= EXERCISE INSTRUCTIONS =
Drop the pictures, then extract the listing word for word.
========================================================================
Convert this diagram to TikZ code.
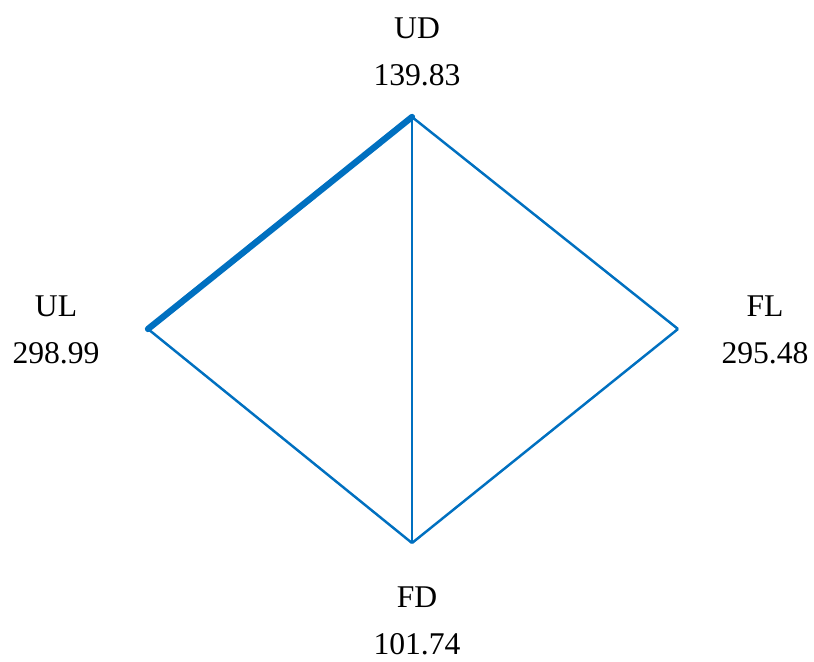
\documentclass[tikz,border=0pt]{standalone}
\usepackage{fontspec}
\setmainfont{Liberation Serif}
\definecolor{linkblue}{RGB}{0,112,192}
\tikzset{
  lbl/.style={align=center, font=\fontsize{18}{27}\selectfont, inner sep=0pt},
  link/.style={draw=linkblue, line width=1.4pt, line join=miter},
  strong/.style={draw=linkblue, line width=3.6pt, line cap=round}
}
\begin{document}
\begin{tikzpicture}[x=0.02cm, y=-0.02cm]
        \useasboundingbox (0,0) rectangle (814,662);

        % Ecken
        \coordinate (UD) at (412,117);
        \coordinate (UL) at (148,329);
        \coordinate (FL) at (678,329);
        \coordinate (FD) at (412,543);

        % Beschriftungen
        \node[lbl] (tUD) at (417,52) {UD\\139.83};
        \node[lbl] (tUL) at (56,330) {UL\\298.99};
        \node[lbl] (tFL) at (765,330) {FL\\295.48};
        \node[lbl] (tFD) at (417,621) {FD\\101.74};

        % Verbindungen
        \draw[link] (UD) -- (FL);
        \draw[link] (FL) -- (FD);
        \draw[link] (FD) -- (UL);
        \draw[link] (UD) -- (FD);
        \draw[strong] (UL) -- (UD);

    \end{tikzpicture}
\end{document}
========================================================================
= EXERCISE RESPONSE =
Convert this diagram to TikZ code.
\documentclass[tikz,border=0pt]{standalone}
\usepackage{fontspec}
\setmainfont{Liberation Serif}
\definecolor{linkblue}{RGB}{0,112,192}
\tikzset{
  lbl/.style={align=center, font=\fontsize{18}{27}\selectfont, inner sep=0pt},
  link/.style={draw=linkblue, line width=1.4pt, line join=miter},
  strong/.style={draw=linkblue, line width=3.6pt, line cap=round}
}
\begin{document}
\begin{tikzpicture}[x=0.02cm, y=-0.02cm]
        \useasboundingbox (0,0) rectangle (814,662);

        % Ecken
        \coordinate (UD) at (412,117);
        \coordinate (UL) at (148,329);
        \coordinate (FL) at (678,329);
        \coordinate (FD) at (412,543);

        % Beschriftungen
        \node[lbl] (tUD) at (417,52) {UD\\139.83};
        \node[lbl] (tUL) at (56,330) {UL\\298.99};
        \node[lbl] (tFL) at (765,330) {FL\\295.48};
        \node[lbl] (tFD) at (417,621) {FD\\101.74};

        % Verbindungen
        \draw[link] (UD) -- (FL);
        \draw[link] (FL) -- (FD);
        \draw[link] (FD) -- (UL);
        \draw[link] (UD) -- (FD);
        \draw[strong] (UL) -- (UD);

    \end{tikzpicture}
\end{document}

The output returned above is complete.